An object containing fields of an arbitrary type. An additional field "@type" contains a URI identifying the type. Example: { "id": 1234, "@type": "types.example.com/standard/id" }.

JSON representation
{
  "name": string,
  "metadata": {
    "@type": string,
    field1: ...,
    ...
  },
  "done": boolean,

  // result
  "error": {
    object (Status)
  },
  "response": {
    "@type": string,
    field1: ...,
    ...
  }
  // Union type
}

Method: batches.get

Gets the latest state of a long-running operation. Clients can use this method to poll the operation result at intervals as recommended by the API service.

Endpoint

get https://generativelanguage.googleapis.com/v1beta/{name=batches/*}

Path parameters

name string

The name of the operation resource. It takes the form batches/{batches}.

Request body

The request body must be empty.

Response body

If successful, the response body contains an instance of Operation.

Method: batches.list

Lists operations that match the specified filter in the request.
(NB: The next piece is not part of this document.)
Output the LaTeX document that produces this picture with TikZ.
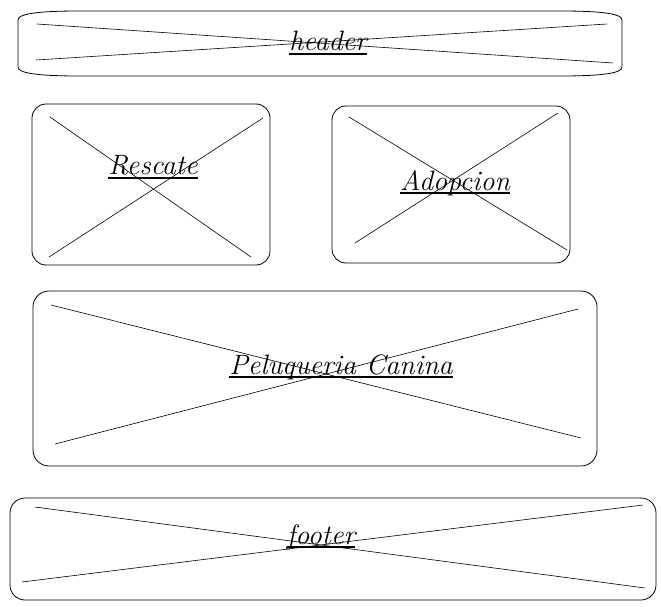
\documentclass[tikz,border=0pt]{standalone}

\tikzset{
  caja/.style={draw, line width=0.8pt, rounded corners=14pt},
  cruz/.style={line width=0.6pt},
  etiqueta/.style={inner sep=0pt, anchor=base, font=\fontsize{28}{32}\selectfont\itshape},
  raya/.style={line width=2pt},
}

\begin{document}
\begin{tikzpicture}[x=1pt,y=-1pt]
    \useasboundingbox (0,0) rectangle (661,607);
    % header
    \draw[line width=0.8pt] (80,11) -- (560,11) .. controls (604,11) and (622,14) .. (622,20) -- (622,67)
      .. controls (622,73) and (604,76) .. (560,76) -- (80,76) .. controls (36,76) and (18,73) .. (18,67)
      -- (18,20) .. controls (18,14) and (36,11) .. (80,11) -- cycle;
    \draw[cruz] (37,24) -- (613,63);
    \draw[cruz] (36,60) -- (607,24);
    \node[etiqueta] (header) at (328,51) {header};
    \draw[raya] ([yshift=-3pt]header.base west) -- ([yshift=-3pt]header.base east);
    % Rescate
    \draw[caja] (32,104) rectangle (270,265);
    \draw[cruz] (50,117) -- (251,257);
    \draw[cruz] (263,118) -- (49,257);
    \node[etiqueta] (rescate) at (153,175) {Rescate};
    \draw[raya] ([yshift=-3pt]rescate.base west) -- ([yshift=-3pt]rescate.base east);
    % Adopcion
    \draw[caja] (332,106) rectangle (570,263);
    \draw[cruz] (349,117) -- (567,250);
    \draw[cruz] (558,113) -- (355,243);
    \node[etiqueta] (adopcion) at (455,190) {Adopcion};
    \draw[raya] ([yshift=-3pt]adopcion.base west) -- ([yshift=-3pt]adopcion.base east);
    % Peluqueria Canina
    \draw[caja, rounded corners=16pt] (33,291) rectangle (597,466);
    \draw[cruz] (51,305) -- (581,438);
    \draw[cruz] (578,309) -- (55,444);
    \node[etiqueta] (peluqueria) at (341,374) {Peluqueria Canina};
    \draw[raya] ([yshift=-3pt]peluqueria.base west) -- ([yshift=-3pt]peluqueria.base east);
    % footer
    \draw[caja, rounded corners=15pt] (10,498) rectangle (656,600);
    \draw[cruz] (35,507) -- (645,588);
    \draw[cruz] (643,505) -- (22,582);
    \node[etiqueta] (footer) at (321,544) {footer};
    \draw[raya] ([yshift=-3pt]footer.base west) -- ([yshift=-3pt]footer.base east);
\end{tikzpicture}
\end{document}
If the server doesn't support this method, it returns UNIMPLEMENTED.

Endpoint

get https://generativelanguage.googleapis.com/v1beta/{name=batches}

Path parameters

name string

The name of the operation's parent resource. It takes the form batches.

Query parameters

filter string

The standard list filter.

pageSize integer

The standard list page size.

pageToken string

The standard list page token.

Request body

The request body must be empty.

Response body

If successful, the response body contains an instance of ListOperationsResponse.

Method: batches.cancel

Starts asynchronous cancellation on a long-running operation. The server makes a best effort to cancel the operation, but success is not guaranteed. If the server doesn't support this method, it returns google.rpc.Code.UNIMPLEMENTED. Clients can use Operations.GetOperation or other methods to check whether the cancellation succeeded or whether the operation completed despite cancellation. On successful cancellation, the operation is not deleted; instead, it becomes an operation with an Operation.error value with a google.rpc.Status.code of 1, corresponding to Code.CANCELLED.

Endpoint

post https://generativelanguage.googleapis.com/v1beta/{name=batches/*}:cancel

Path parameters

name string

The name of the operation resource to be cancelled. It takes the form batches/{batches}.

Request body

The request body must be empty.

Response body

If successful, the response body is an empty JSON object.

Method: batches.delete

Deletes a long-running operation. This method indicates that the client is no longer interested in the operation result. It does not cancel the operation. If the server doesn't support this method, it returns google.rpc.Code.UNIMPLEMENTED.

Endpoint

delete https://generativelanguage.googleapis.com/v1beta/{name=batches/*}

Path parameters

name string

The name of the operation resource to be deleted. It takes the form batches/{batches}.

Request body

The request body must be empty.

Response body

If successful, the response body is an empty JSON object.